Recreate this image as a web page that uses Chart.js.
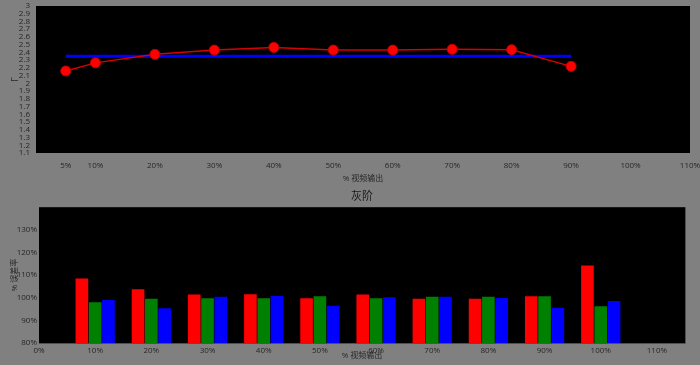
<!DOCTYPE html>
<html>
<head>
<meta charset="utf-8">
<script src="https://cdn.jsdelivr.net/npm/chart.js@4.4.0/dist/chart.umd.min.js"></script>
<style>
  body { margin: 0; background: #808080; width: 700px; height: 365px; overflow: hidden; }
  canvas { position: absolute; left: 0; }
</style>
</head>
<body>
<canvas id="gammaChart" width="700" height="188" style="top:0"></canvas>
<canvas id="grayChart" width="700" height="177" style="top:188px"></canvas>
<script>
// gamma curve (top)
const gammaLevels = [5, 10, 20, 30, 40, 50, 60, 70, 80, 90];
const gammaValues = [2.16, 2.265, 2.375, 2.43, 2.465, 2.43, 2.43, 2.44, 2.435, 2.22];
const gammaTarget = 2.35;
const gammaXTicks = [5, 10, 20, 30, 40, 50, 60, 70, 80, 90, 100, 110];

// grayscale RGB balance (bottom)
const grayLevels = [10, 20, 30, 40, 50, 60, 70, 80, 90, 100];
const redLevels = [108.5, 103.8, 101.4, 101.5, 99.8, 101.4, 99.5, 99.5, 100.7, 114.2];
const greenLevels = [98, 99.6, 99.8, 99.8, 100.7, 99.8, 100.4, 100.4, 100.7, 96.2];
const blueLevels = [99, 95.4, 100.4, 100.8, 96.5, 100.2, 100.4, 99.9, 95.6, 98.6];
const grayXTicks = [0, 10, 20, 30, 40, 50, 60, 70, 80, 90, 100, 110];

const FONT = "'Open Sans', 'Noto Sans CJK SC', sans-serif";
const TEXT = "#262626";

// black plot area + optional frame
const plotBackground = {
  id: "plotBackground",
  beforeDraw(chart) {
    const { ctx, chartArea: a } = chart;
    ctx.save();
    ctx.fillStyle = "#000";
    ctx.fillRect(a.left, a.top, a.width, a.height);
    ctx.restore();
  },
  afterDraw(chart, args, opts) {
    if (!opts.border) return;
    const { ctx, chartArea: a } = chart;
    ctx.save();
    ctx.strokeStyle = opts.border;
    ctx.lineWidth = 1;
    ctx.beginPath();
    ctx.moveTo(a.left, a.bottom + 0.5);
    ctx.lineTo(a.right + 0.5, a.bottom + 0.5);
    ctx.lineTo(a.right + 0.5, a.top);
    ctx.stroke();
    ctx.restore();
  },
};

const fixBox = (w, h) => (axis) => {
  if (w !== null) axis.width = w;
  if (h !== null) axis.height = h;
  axis.paddingTop = 0;
  axis.paddingBottom = 0;
  axis.paddingLeft = 0;
  axis.paddingRight = 0;
};

new Chart(document.getElementById("gammaChart"), {
  type: "line",
  data: {
    datasets: [
      {
        label: "Gamma",
        data: gammaLevels.map((x, i) => ({ x: x, y: gammaValues[i] })),
        borderColor: "#d80000",
        borderWidth: 1.5,
        pointBackgroundColor: "#ff0000",
        pointBorderColor: "#c00000",
        pointBorderWidth: 1,
        pointRadius: 5,
        tension: 0,
      },
      {
        label: "Target",
        data: [
          { x: gammaLevels[0], y: gammaTarget },
          { x: gammaLevels[gammaLevels.length - 1], y: gammaTarget },
        ],
        borderColor: "#0000ff",
        borderWidth: 3,
        pointRadius: 0,
      },
    ],
  },
  options: {
    responsive: false,
    animation: false,
    layout: { padding: { top: 3, right: 10, left: 6, bottom: 0 } },
    scales: {
      x: {
        type: "linear",
        min: 0,
        max: 110,
        grid: { display: false, drawTicks: false },
        border: { display: false },
        afterBuildTicks: (axis) => { axis.ticks = gammaXTicks.map((v) => ({ value: v })); },
        afterFit: fixBox(null, 35),
        ticks: {
          color: TEXT,
          padding: 8,
          maxRotation: 0,
          autoSkip: false,
          font: { family: FONT, size: 8 },
          callback: (v) => v + "%",
        },
        title: { display: true, text: "% 视频输出", color: TEXT, font: { family: FONT, size: 8 } },
      },
      y: {
        min: 1.1,
        max: 3,
        grid: { display: false, drawTicks: false },
        border: { display: false },
        afterFit: fixBox(30, null),
        ticks: {
          stepSize: 0.1,
          color: TEXT,
          padding: 6,
          autoSkip: false,
          font: { family: FONT, size: 8 },
          callback: (v) => String(+v.toFixed(1)),
        },
        title: { display: true, text: "Γ", color: TEXT, font: { family: FONT, size: 9 } },
      },
    },
    plugins: {
      legend: { display: false },
      tooltip: { enabled: false },
      plotBackground: {},
    },
  },
  plugins: [plotBackground],
});

const barSet = (label, values, color) => ({
  label: label,
  data: grayLevels.map((x, i) => ({ x: x, y: values[i] })),
  backgroundColor: color,
  base: 80,
  categoryPercentage: 0.71,
  barPercentage: 0.95,
});

new Chart(document.getElementById("grayChart"), {
  type: "bar",
  data: {
    datasets: [
      barSet("R", redLevels, "#ff0000"),
      barSet("G", greenLevels, "#008000"),
      barSet("B", blueLevels, "#0000ff"),
    ],
  },
  options: {
    responsive: false,
    animation: false,
    layout: { padding: { top: 0, right: 15, left: 6, bottom: 0 } },
    scales: {
      x: {
        type: "linear",
        offset: false,
        min: 0,
        max: 115,
        grid: { display: false, drawTicks: false },
        border: { display: false },
        afterBuildTicks: (axis) => { axis.ticks = grayXTicks.map((v) => ({ value: v })); },
        afterFit: fixBox(null, 22),
        ticks: {
          color: TEXT,
          padding: 3,
          maxRotation: 0,
          autoSkip: false,
          font: { family: FONT, size: 8 },
          callback: (v) => v + "%",
        },
        title: { display: true, text: "% 视频输出", color: TEXT, font: { family: FONT, size: 8 } },
      },
      y: {
        min: 80,
        max: 140,
        grid: { display: false, drawTicks: false },
        border: { display: false },
        afterFit: fixBox(33, null),
        ticks: {
          stepSize: 10,
          color: TEXT,
          padding: 2,
          font: { family: FONT, size: 8 },
          callback: (v) => (v >= 140 ? "" : v + "%"),
        },
        title: { display: true, text: "% 误差率", color: TEXT, font: { family: FONT, size: 8 } },
      },
    },
    plugins: {
      legend: { display: false },
      tooltip: { enabled: false },
      title: {
        display: true,
        fullSize: false,
        text: "灰阶",
        color: "#1a1a1a",
        font: { family: FONT, size: 11, weight: "normal" },
        padding: { top: 2, bottom: 4 },
      },
      plotBackground: { border: "#505050" },
    },
  },
  plugins: [plotBackground],
});
</script>
</body>
</html>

# [PROBLEM STATEMENT]
Set the listing down in full and exactly. Pictures within it should not appear in the copy.

# [OUTPUT FOR THIS EXERCISE]
Recreate this image as a web page that uses Chart.js.
<!DOCTYPE html>
<html>
<head>
<meta charset="utf-8">
<script src="https://cdn.jsdelivr.net/npm/chart.js@4.4.0/dist/chart.umd.min.js"></script>
<style>
  body { margin: 0; background: #808080; width: 700px; height: 365px; overflow: hidden; }
  canvas { position: absolute; left: 0; }
</style>
</head>
<body>
<canvas id="gammaChart" width="700" height="188" style="top:0"></canvas>
<canvas id="grayChart" width="700" height="177" style="top:188px"></canvas>
<script>
// gamma curve (top)
const gammaLevels = [5, 10, 20, 30, 40, 50, 60, 70, 80, 90];
const gammaValues = [2.16, 2.265, 2.375, 2.43, 2.465, 2.43, 2.43, 2.44, 2.435, 2.22];
const gammaTarget = 2.35;
const gammaXTicks = [5, 10, 20, 30, 40, 50, 60, 70, 80, 90, 100, 110];

// grayscale RGB balance (bottom)
const grayLevels = [10, 20, 30, 40, 50, 60, 70, 80, 90, 100];
const redLevels = [108.5, 103.8, 101.4, 101.5, 99.8, 101.4, 99.5, 99.5, 100.7, 114.2];
const greenLevels = [98, 99.6, 99.8, 99.8, 100.7, 99.8, 100.4, 100.4, 100.7, 96.2];
const blueLevels = [99, 95.4, 100.4, 100.8, 96.5, 100.2, 100.4, 99.9, 95.6, 98.6];
const grayXTicks = [0, 10, 20, 30, 40, 50, 60, 70, 80, 90, 100, 110];

const FONT = "'Open Sans', 'Noto Sans CJK SC', sans-serif";
const TEXT = "#262626";

// black plot area + optional frame
const plotBackground = {
  id: "plotBackground",
  beforeDraw(chart) {
    const { ctx, chartArea: a } = chart;
    ctx.save();
    ctx.fillStyle = "#000";
    ctx.fillRect(a.left, a.top, a.width, a.height);
    ctx.restore();
  },
  afterDraw(chart, args, opts) {
    if (!opts.border) return;
    const { ctx, chartArea: a } = chart;
    ctx.save();
    ctx.strokeStyle = opts.border;
    ctx.lineWidth = 1;
    ctx.beginPath();
    ctx.moveTo(a.left, a.bottom + 0.5);
    ctx.lineTo(a.right + 0.5, a.bottom + 0.5);
    ctx.lineTo(a.right + 0.5, a.top);
    ctx.stroke();
    ctx.restore();
  },
};

const fixBox = (w, h) => (axis) => {
  if (w !== null) axis.width = w;
  if (h !== null) axis.height = h;
  axis.paddingTop = 0;
  axis.paddingBottom = 0;
  axis.paddingLeft = 0;
  axis.paddingRight = 0;
};

new Chart(document.getElementById("gammaChart"), {
  type: "line",
  data: {
    datasets: [
      {
        label: "Gamma",
        data: gammaLevels.map((x, i) => ({ x: x, y: gammaValues[i] })),
        borderColor: "#d80000",
        borderWidth: 1.5,
        pointBackgroundColor: "#ff0000",
        pointBorderColor: "#c00000",
        pointBorderWidth: 1,
        pointRadius: 5,
        tension: 0,
      },
      {
        label: "Target",
        data: [
          { x: gammaLevels[0], y: gammaTarget },
          { x: gammaLevels[gammaLevels.length - 1], y: gammaTarget },
        ],
        borderColor: "#0000ff",
        borderWidth: 3,
        pointRadius: 0,
      },
    ],
  },
  options: {
    responsive: false,
    animation: false,
    layout: { padding: { top: 3, right: 10, left: 6, bottom: 0 } },
    scales: {
      x: {
        type: "linear",
        min: 0,
        max: 110,
        grid: { display: false, drawTicks: false },
        border: { display: false },
        afterBuildTicks: (axis) => { axis.ticks = gammaXTicks.map((v) => ({ value: v })); },
        afterFit: fixBox(null, 35),
        ticks: {
          color: TEXT,
          padding: 8,
          maxRotation: 0,
          autoSkip: false,
          font: { family: FONT, size: 8 },
          callback: (v) => v + "%",
        },
        title: { display: true, text: "% 视频输出", color: TEXT, font: { family: FONT, size: 8 } },
      },
      y: {
        min: 1.1,
        max: 3,
        grid: { display: false, drawTicks: false },
        border: { display: false },
        afterFit: fixBox(30, null),
        ticks: {
          stepSize: 0.1,
          color: TEXT,
          padding: 6,
          autoSkip: false,
          font: { family: FONT, size: 8 },
          callback: (v) => String(+v.toFixed(1)),
        },
        title: { display: true, text: "Γ", color: TEXT, font: { family: FONT, size: 9 } },
      },
    },
    plugins: {
      legend: { display: false },
      tooltip: { enabled: false },
      plotBackground: {},
    },
  },
  plugins: [plotBackground],
});

const barSet = (label, values, color) => ({
  label: label,
  data: grayLevels.map((x, i) => ({ x: x, y: values[i] })),
  backgroundColor: color,
  base: 80,
  categoryPercentage: 0.71,
  barPercentage: 0.95,
});

new Chart(document.getElementById("grayChart"), {
  type: "bar",
  data: {
    datasets: [
      barSet("R", redLevels, "#ff0000"),
      barSet("G", greenLevels, "#008000"),
      barSet("B", blueLevels, "#0000ff"),
    ],
  },
  options: {
    responsive: false,
    animation: false,
    layout: { padding: { top: 0, right: 15, left: 6, bottom: 0 } },
    scales: {
      x: {
        type: "linear",
        offset: false,
        min: 0,
        max: 115,
        grid: { display: false, drawTicks: false },
        border: { display: false },
        afterBuildTicks: (axis) => { axis.ticks = grayXTicks.map((v) => ({ value: v })); },
        afterFit: fixBox(null, 22),
        ticks: {
          color: TEXT,
          padding: 3,
          maxRotation: 0,
          autoSkip: false,
          font: { family: FONT, size: 8 },
          callback: (v) => v + "%",
        },
        title: { display: true, text: "% 视频输出", color: TEXT, font: { family: FONT, size: 8 } },
      },
      y: {
        min: 80,
        max: 140,
        grid: { display: false, drawTicks: false },
        border: { display: false },
        afterFit: fixBox(33, null),
        ticks: {
          stepSize: 10,
          color: TEXT,
          padding: 2,
          font: { family: FONT, size: 8 },
          callback: (v) => (v >= 140 ? "" : v + "%"),
        },
        title: { display: true, text: "% 误差率", color: TEXT, font: { family: FONT, size: 8 } },
      },
    },
    plugins: {
      legend: { display: false },
      tooltip: { enabled: false },
      title: {
        display: true,
        fullSize: false,
        text: "灰阶",
        color: "#1a1a1a",
        font: { family: FONT, size: 11, weight: "normal" },
        padding: { top: 2, bottom: 4 },
      },
      plotBackground: { border: "#505050" },
    },
  },
  plugins: [plotBackground],
});
</script>
</body>
</html>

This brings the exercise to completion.